However, we note that Steps 0-4 of the (BGP or explicitly ranked) decision
process (which compute the egress set) are independent of the PE,
hence we compute these steps once for all
PEs (decision process steps 0-4 in Figure 7),
storing the
result in the RIB.
Our implementation orders routes in the RIB using pairwise comparison based on
Steps 0-3. Next,
of the routes ranked highest so far, it examines each set of routes
received from the same neighboring network and
sets a flag on those that have
highest MED value in such a set, thereby computing the egress set (Step 4).
The algorithm used for Step 4 is similar to that used by the Quagga
open source BGP stack (www.quagga.net) and runs in
O(n2) time for n routes available for a prefix.

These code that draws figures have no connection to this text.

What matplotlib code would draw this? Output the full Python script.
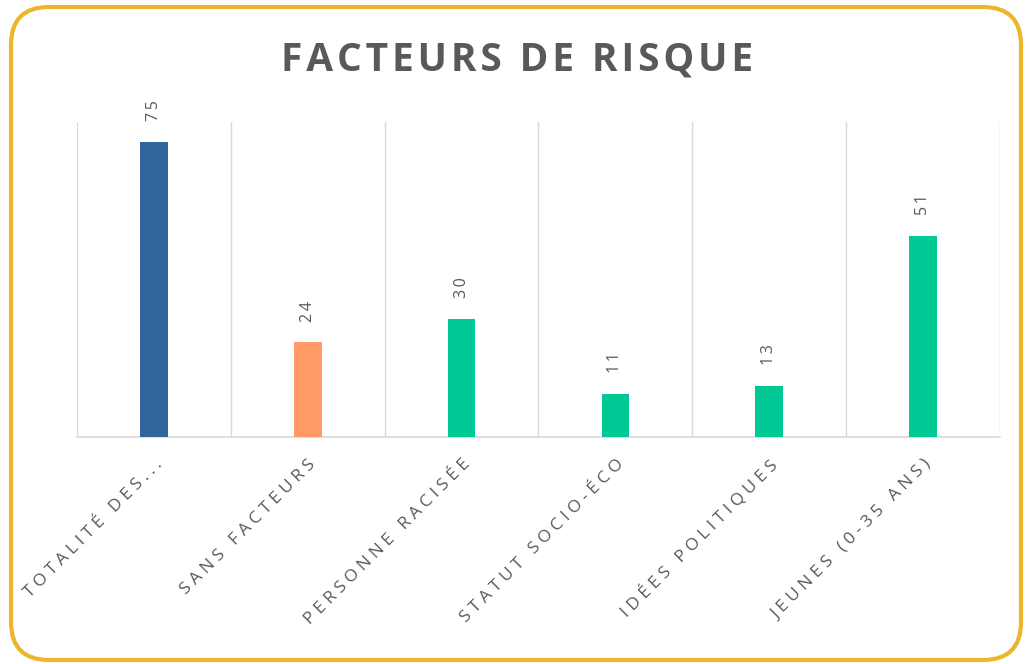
import matplotlib
matplotlib.use("Agg")
import matplotlib.pyplot as plt
from matplotlib.patches import FancyBboxPatch

# data
categories = ["TOTALITÉ DES...", "SANS FACTEURS", "PERSONNE RACISÉE",
              "STATUT SOCIO-ÉCO", "IDÉES POLITIQUES", "JEUNES (0-35 ANS)"]
values = [75, 24, 30, 11, 13, 51]
colors = ["#31669A", "#FF9966", "#00C996", "#00C996", "#00C996", "#00C996"]

TEXT = "#595959"
GRID = "#D9D9D9"
FONT = ["Open Sans", "DejaVu Sans"]


def spaced(s, sep="\u2005"):
    # Excel-style letter spacing
    return sep.join(s)


fig = plt.figure(figsize=(10.25, 6.64), dpi=100)
ax = fig.add_axes([0.0751, 0.3419, 0.9005, 0.4744])

x = range(len(categories))
ax.bar(x, values, width=0.18, color=colors, zorder=3)

for i, v in zip(x, values):
    ax.annotate(spaced(str(v), "\u2009"), (i, v), xytext=(0, 15),
                textcoords="offset points", rotation=90, ha="center",
                va="bottom", fontsize=11.5, color=TEXT, family=FONT)

for b in range(len(categories) + 1):
    ax.axvline(b - 0.5, color=GRID, lw=1, zorder=1)

ax.set_xlim(-0.5, len(categories) - 0.5)
ax.set_ylim(0, 80)
ax.set_yticks([])
ax.set_xticks(list(x))
ax.set_xticklabels([spaced(c) for c in categories], rotation=45, ha="right",
                   rotation_mode="anchor", fontsize=12.5, color=TEXT, family=FONT)
ax.tick_params(axis="x", length=0, pad=14)
for side in ["top", "left", "right"]:
    ax.spines[side].set_visible(False)
ax.spines["bottom"].set_color(GRID)
ax.spines["bottom"].set_linewidth(1.2)

fig.text(0.504, 0.91, spaced("FACTEURS DE RISQUE", "\u200a"), ha="center",
         va="center", fontsize=28, fontweight="bold", color=TEXT, family=FONT)

frame = FancyBboxPatch((0.11, 0.04), 10.10, 6.53,
                       boxstyle="round,pad=0,rounding_size=0.38",
                       transform=fig.dpi_scale_trans, fill=False,
                       edgecolor="#EDB62A", lw=3)
fig.patches.append(frame)

fig.savefig("out.png", dpi=100)
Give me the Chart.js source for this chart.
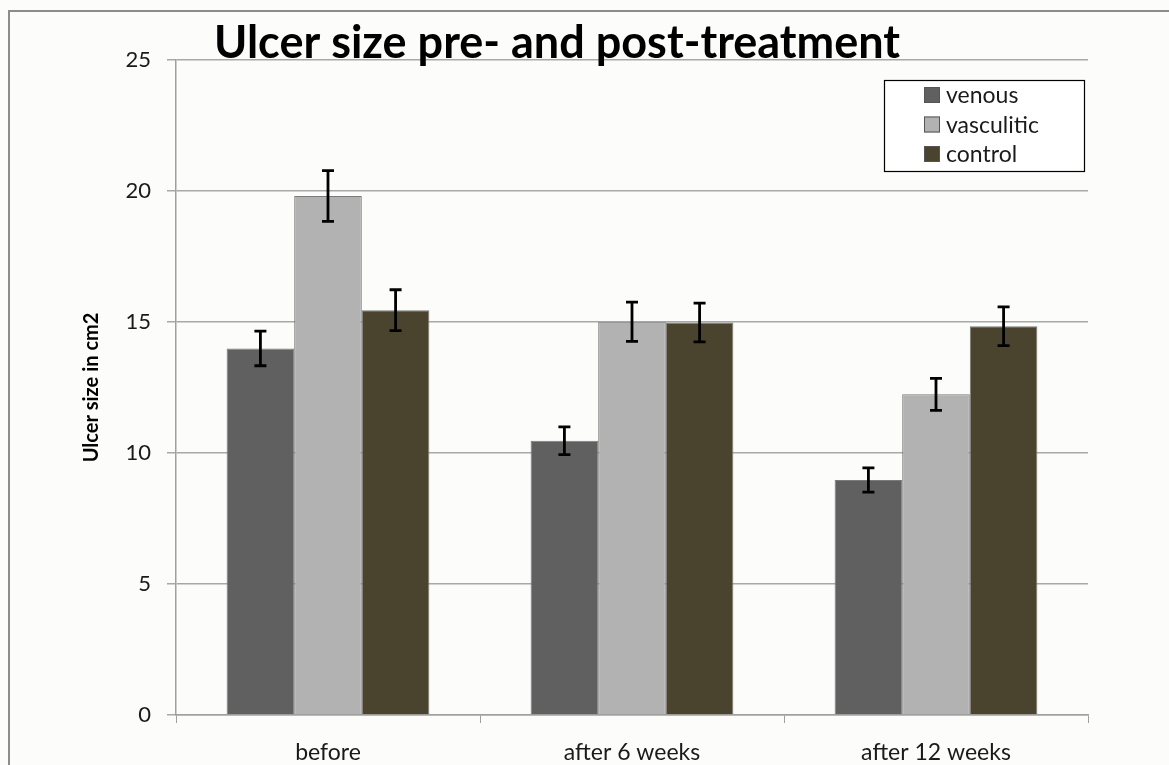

Next, the PE-specific steps of the decision process are executed
using a pairwise comparison of routes in the egress set. In
the case of the BGP decision
process (BGP DP steps B5-B7 in Figure 7),
we break the tie in Step B-7 based
on the egress ID of the route rather than the router ID (of the BGP
router or IRSCP server that sent the route), since a neighboring
IRSCP server may have
sent multiple routes for the destination. In the case of the
explicitly ranked
decision
process (expl. ranked DP steps R5-R6 in Figure 7),
the IRSCP server adds a black-hole route (with lowest
possible egress ID) to
the egress set and then retrieves the list of ranked
egress IDs for the
PE and destination
(Section 4.1). When comparing the egress IDs of
a pair of routes in the egress set, our
implementation simply walks down the list of
egress IDs until it finds
the higher ranked of the two egress IDs. This runs in time linear in the
number of routes times the size of the ranking for a prefix and PE, or, if
all n prefix's routes
appear in its ranking, in O(n2) time.
Following (re-)execution of the decision process for a given PE, the IRSCP
server distributes its decision to the PE and to all CEs attached to
the PE. Note that the IRSCP
server does not need to run a separate decision process for a CE: as in BGP,
the route sent to the CE is the same as is selected for the associated
PE.
To prevent unnecessary updates from being sent to neighbors, BGP
implementations typically remember the last route selected for each
destination as the active route.
Our IRSCP server implementation uses the
same technique; however, instead of storing a single active route,
it stores an active route for each attached PE.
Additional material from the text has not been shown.